Il sindacato che vorrei

Il sindacato che vorrei

Relazione del Segretario Generale Gigi Bonfanti al Consiglio Generale del 13 e 14 dicembre 2017

Una visione orientata al futuro, che produce pensiero e progetto, non può prescindere dal profilo etico. Infatti l'etica e l'impegno pubblico non possono essere in contrasto, nei loro riflessi, verso la società e la comunità.

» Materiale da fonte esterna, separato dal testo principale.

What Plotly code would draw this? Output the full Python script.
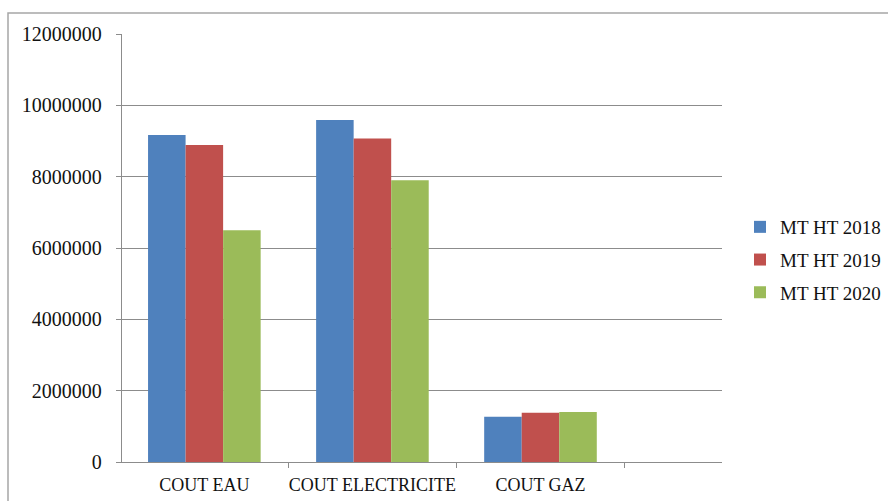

La mercificazione delle società globalizzate, la precarietà ed il lavoro non degno, la crisi delle reti relazionali, la solitudine ed il disagio della longevità richiedono di ricreare una nuova domanda di senso e di ideali, di valorizzare le forze latenti di solidarietà e di innovazione sociale nel contesto di una visione d'assieme adeguata.

Per un sindacato nuovo diventa essenziale la ripresa di un'etica sociale perché il fare sindacato è un atto di generosità verso la collettività, è una sfida verso la disuguaglianza e la marginalità, è un faro sul sociale, sul lavoro, sulle condizioni di vita, sull'evoluzione del tempo.

Il sindacato diventa uno strumento per mettere la persona in rapporto con gli altri superando il mito dell'individualismo, della mancanza di futuro e della società del rancore e favorendo il tempo dell'impegno, del dono, della testimonianza.

La comunità diventa la sede del collegamento con gli altri, dove partecipiamo, perseguendo un vantaggio comune, la creazione di valore e la crescita del benessere. Il partecipare consente di alzare l'obiettivo dal singolo alla pluralità, dall'esclusione allo sviluppo della relazione.

Ponendo l'attenzione sulla rinnovata centralità del lavoro, sull'importanza e sul ruolo della cura tracciamo il percorso per un'inedita forma di alleanza intergenerazionale, rivolta a salvare i giovani dalla stagnazione e gli anziani da una progressiva perdita di protezione.

Per questo fine il sindacato deve sapere leggere il clima sociale, deve essere in grado di intrepretare i cambiamenti, deve essere capace di rielaborare i diversi input e sintetizzarli in progetti condivisi e praticabili. L'economia si sta riprendendo, ma è tutto da dimostrare se le tracce di sviluppo dureranno nel tempo e se l'incremento di ricchezza sarà equamente redistribuito tra i diversi gruppi sociali.

I problemi della persona comunque sono più ampi e coinvolgenti, l'invecchiamento rende la società più fragile e vulnerabile, le sacche di povertà stravolgono i quartieri e le periferie, la solitudine divora la longevità.

Cresce la domanda di un nuovo legame sociale, di una speranza oltre l'orizzonte. Sale la domanda di sindacato, di protezione, di creatività, di progetto di vita. Occorre un sindacato nuovo per dirigere realmente la rotta, per superare gli elementi di drammatica fragilità e per valorizzare i fattori di una ritrovata vitalità.

Ma per recitare un ruolo da protagonista, di guida degli associati, di attrazione di giovani e di anziani, diventa necessario che la Fnp si rafforzi come sindacato “aperto”, favorendo l'incontro con le marginalità della vita, aprendosi all'ascolto e al dialogo, forzando le barriere per essere più incisiva. Riscoprendo, da sindacato laico, la propria matrice cristiana, assolvendo al ruolo di servire, ed evitando il pericolo di servirsi.

Con questo stile la classe dirigente, espressa dal 18° Congresso nazionale che ha segnato la discontinuità dello scenario temporale della Fnp, renderà più evidente il suo radicale profilo riformatore, necessario per un contributo significativo al movimento sindacale confederale, per un approccio responsabile ed innovativo al bene comune e per un patto sociale che saldi in modo costruttivo la relazione intergenerazionale.